Les accords d’Arusha, signés en août 1993, qui prévoyaient cette réintégration afin de mettre fin à la guerre, n’étaient encore que partiellement mis en œuvre à cause de la résistance du noyau dur du régime Habyarimana. L’assassinat du président rwandais le 6 avril 1994 déclenche le génocide des Tutsis par les extrémistes hutus.
La commission indépendante d’enquête mandatée par l’ONU lors du génocide estime qu’environ 800.000 Rwandais, en majorité tutsis, ont perdu la vie durant ces trois mois. Considérés comme des traîtres, ceux qui parmi les Hutus se sont montrés solidaires des Tutsis ont aussi été tués. D’une durée de cent jours, ce fut le génocide le plus rapide de l’histoire et celui de la plus grande ampleur quant au nombre de morts par jour.
Il convient de souligner qu’un génocide n’est pas qualifié comme tel en raison du nombre de morts, mais sur une analyse juridique de critères définis à l’époque par la Convention pour la prévention et la répression du crime de génocide du 9 décembre 1948 de l’ONU. Cette convention définit qu’un génocide est «commis dans l’intention de détruire, en tout ou en partie, un groupe national, ethnique, racial ou religieux, comme tel». De ce fait, l’expression «génocide rwandais» ou, en anglais, «Rwandan genocide», souvent employée dans les médias et les discours, est considérée comme trop généraliste et polémique car elle masque l’identité du groupe ciblé, les Tutsis.

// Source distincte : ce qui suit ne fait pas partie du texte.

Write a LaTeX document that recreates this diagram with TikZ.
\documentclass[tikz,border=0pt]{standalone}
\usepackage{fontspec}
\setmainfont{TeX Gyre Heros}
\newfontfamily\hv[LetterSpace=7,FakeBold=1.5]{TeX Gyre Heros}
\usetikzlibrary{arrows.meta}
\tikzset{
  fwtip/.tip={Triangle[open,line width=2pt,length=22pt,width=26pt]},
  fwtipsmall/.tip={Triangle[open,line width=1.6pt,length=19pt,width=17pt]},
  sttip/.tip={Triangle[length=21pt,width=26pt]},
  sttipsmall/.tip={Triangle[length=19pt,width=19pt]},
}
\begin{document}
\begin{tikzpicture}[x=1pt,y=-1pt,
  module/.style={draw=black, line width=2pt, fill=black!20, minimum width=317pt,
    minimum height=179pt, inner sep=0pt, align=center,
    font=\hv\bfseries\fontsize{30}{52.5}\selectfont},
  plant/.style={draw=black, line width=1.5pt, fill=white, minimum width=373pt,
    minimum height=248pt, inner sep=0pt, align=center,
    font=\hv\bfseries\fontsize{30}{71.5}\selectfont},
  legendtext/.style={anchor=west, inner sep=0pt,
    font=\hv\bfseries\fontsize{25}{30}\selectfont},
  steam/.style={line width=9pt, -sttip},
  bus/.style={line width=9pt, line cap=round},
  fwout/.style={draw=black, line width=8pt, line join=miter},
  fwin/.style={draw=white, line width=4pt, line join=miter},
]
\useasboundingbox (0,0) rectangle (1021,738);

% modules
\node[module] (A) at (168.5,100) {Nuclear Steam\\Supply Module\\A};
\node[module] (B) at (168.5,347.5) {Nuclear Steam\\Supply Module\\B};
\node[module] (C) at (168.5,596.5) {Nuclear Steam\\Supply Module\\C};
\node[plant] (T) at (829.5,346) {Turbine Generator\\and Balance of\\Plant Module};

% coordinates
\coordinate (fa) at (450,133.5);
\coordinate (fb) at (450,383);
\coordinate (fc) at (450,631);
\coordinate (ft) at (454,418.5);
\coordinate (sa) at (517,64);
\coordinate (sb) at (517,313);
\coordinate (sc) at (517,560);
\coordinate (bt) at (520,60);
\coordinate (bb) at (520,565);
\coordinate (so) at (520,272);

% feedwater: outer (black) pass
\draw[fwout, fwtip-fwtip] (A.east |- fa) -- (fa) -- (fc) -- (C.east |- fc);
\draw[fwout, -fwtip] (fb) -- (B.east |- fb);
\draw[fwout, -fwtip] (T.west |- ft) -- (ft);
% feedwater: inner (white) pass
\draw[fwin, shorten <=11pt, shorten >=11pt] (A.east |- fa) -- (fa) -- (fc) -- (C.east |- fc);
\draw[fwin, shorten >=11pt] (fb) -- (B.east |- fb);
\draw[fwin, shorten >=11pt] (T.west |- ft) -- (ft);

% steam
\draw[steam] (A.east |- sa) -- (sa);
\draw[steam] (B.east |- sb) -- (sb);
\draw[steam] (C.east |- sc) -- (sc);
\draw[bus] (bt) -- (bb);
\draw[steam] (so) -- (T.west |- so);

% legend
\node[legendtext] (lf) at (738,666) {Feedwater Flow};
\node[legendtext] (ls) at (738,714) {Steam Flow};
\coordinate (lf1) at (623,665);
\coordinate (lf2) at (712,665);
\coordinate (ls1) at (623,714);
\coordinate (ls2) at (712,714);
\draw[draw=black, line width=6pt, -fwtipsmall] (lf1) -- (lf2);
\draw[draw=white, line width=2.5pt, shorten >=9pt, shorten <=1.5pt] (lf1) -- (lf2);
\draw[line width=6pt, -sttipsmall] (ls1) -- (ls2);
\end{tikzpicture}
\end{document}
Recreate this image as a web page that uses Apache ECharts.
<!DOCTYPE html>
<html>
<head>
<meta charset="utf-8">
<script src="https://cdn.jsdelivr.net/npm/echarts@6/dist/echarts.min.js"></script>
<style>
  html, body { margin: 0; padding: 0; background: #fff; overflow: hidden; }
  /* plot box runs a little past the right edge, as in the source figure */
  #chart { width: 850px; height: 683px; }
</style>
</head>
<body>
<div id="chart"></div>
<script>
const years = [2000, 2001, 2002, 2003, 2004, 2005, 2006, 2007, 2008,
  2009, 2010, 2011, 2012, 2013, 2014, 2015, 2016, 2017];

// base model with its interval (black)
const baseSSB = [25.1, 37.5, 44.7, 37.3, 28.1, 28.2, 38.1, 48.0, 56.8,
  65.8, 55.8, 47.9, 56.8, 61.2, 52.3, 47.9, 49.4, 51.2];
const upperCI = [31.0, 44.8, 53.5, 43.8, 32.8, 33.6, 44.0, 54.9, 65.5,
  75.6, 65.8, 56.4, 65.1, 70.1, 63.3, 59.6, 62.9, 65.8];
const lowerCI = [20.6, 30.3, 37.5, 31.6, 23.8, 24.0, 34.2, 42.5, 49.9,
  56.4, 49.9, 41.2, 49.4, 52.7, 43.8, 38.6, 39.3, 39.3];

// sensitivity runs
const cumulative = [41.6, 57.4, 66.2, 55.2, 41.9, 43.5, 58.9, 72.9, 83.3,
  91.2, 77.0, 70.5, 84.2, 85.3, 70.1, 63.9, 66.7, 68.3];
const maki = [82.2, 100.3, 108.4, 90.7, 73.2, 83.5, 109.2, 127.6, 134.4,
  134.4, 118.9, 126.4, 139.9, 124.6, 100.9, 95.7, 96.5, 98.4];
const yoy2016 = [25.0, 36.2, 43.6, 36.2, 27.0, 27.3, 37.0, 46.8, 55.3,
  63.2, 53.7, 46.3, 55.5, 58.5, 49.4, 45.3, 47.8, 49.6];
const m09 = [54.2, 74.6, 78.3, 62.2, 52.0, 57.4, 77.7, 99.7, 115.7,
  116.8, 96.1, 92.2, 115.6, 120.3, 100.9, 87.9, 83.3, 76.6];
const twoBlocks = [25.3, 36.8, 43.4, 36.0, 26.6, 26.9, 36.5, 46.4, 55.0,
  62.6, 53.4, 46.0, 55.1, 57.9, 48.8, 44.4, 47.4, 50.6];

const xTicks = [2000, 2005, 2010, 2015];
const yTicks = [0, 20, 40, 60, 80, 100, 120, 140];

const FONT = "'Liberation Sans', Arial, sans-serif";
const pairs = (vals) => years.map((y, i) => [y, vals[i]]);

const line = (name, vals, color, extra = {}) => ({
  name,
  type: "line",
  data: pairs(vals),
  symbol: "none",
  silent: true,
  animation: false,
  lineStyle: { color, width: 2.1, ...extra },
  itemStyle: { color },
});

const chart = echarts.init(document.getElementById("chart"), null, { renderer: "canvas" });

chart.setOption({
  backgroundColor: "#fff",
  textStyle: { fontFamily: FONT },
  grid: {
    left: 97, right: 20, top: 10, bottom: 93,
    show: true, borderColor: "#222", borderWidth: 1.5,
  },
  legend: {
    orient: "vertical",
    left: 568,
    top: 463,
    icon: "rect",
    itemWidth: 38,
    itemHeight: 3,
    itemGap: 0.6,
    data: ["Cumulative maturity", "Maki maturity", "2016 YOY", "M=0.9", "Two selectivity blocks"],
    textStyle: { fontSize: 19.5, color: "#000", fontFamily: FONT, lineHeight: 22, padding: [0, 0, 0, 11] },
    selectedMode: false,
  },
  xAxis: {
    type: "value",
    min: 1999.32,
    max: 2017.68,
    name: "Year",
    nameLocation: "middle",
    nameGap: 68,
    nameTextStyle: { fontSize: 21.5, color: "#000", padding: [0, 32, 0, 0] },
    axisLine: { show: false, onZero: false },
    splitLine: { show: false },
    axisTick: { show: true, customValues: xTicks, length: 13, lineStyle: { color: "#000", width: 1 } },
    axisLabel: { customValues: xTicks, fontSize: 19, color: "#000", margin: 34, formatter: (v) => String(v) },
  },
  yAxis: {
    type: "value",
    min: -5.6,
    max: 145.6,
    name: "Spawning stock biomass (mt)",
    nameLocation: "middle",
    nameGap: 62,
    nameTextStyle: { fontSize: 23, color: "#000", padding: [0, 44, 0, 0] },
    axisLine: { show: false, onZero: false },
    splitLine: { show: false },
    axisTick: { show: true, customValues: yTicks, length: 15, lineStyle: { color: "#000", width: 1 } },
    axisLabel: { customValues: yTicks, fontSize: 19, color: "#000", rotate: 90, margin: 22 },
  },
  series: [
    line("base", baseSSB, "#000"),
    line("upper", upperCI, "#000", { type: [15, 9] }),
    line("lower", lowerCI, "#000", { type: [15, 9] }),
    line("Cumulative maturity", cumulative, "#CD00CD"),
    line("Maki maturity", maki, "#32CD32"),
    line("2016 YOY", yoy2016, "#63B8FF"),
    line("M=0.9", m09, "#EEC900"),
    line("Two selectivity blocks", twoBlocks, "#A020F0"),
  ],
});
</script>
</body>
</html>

Le président Kagamé a rappelé, dimanche dernier, «la lâcheté» et «le mépris» de la communauté internationale à propos de ce génocide. Cette démission a été stigmatisée par le Général canadien Roméo Dallaire qui commandait la Mission des Nations unies pour l’assistance au Rwanda (MINUAR), force de l’ONU destinée à soutenir les accords d’Arusha.
Il apparaît que plusieurs États, en général à travers l’ONU -dont la France, particulièrement impliquée au Rwanda- ne semblent pas avoir su ou voulu adapter leurs actions en distinguant bien les massacres génocidaires de la guerre civile. Israël est même accusé d’avoir continué de vendre des armes (fusils, balles et grenades) au gouvernement hutu durant ce génocide. Les États-Unis, marqués par le fiasco somalien, et l’ensemble du Conseil de sécurité des Nations unies, auquel participait en 1994 le Rwanda, refusèrent de qualifier à temps les massacres de génocide. Ce qui empêcha de faire jouer la Convention pour la prévention et la répression du crime de génocide qui obligeait les États signataires à intervenir. On employa des périphrases comme «actes de génocide», et toutes les pressions exercées sur les belligérants mirent sur le même plan l’arrêt des massacres et l’arrêt des combats entre le FPR et les FAR (Forces armées rwandaises). L’objectif était d’obtenir un cessez- le-feu et d’arrêter les massacres.
Le génocide du Rwanda est l’un des grands génocides reconnus au 20ème siècle, après ceux des Héréros et des Namas, au Sud-Ouest africain (Namibie), par le 2ème Reich allemand (1904-1908), de l’Arménie (1915-1916) par la Turquie, et la Shoah, perpétrée par l’Allemagne nazie.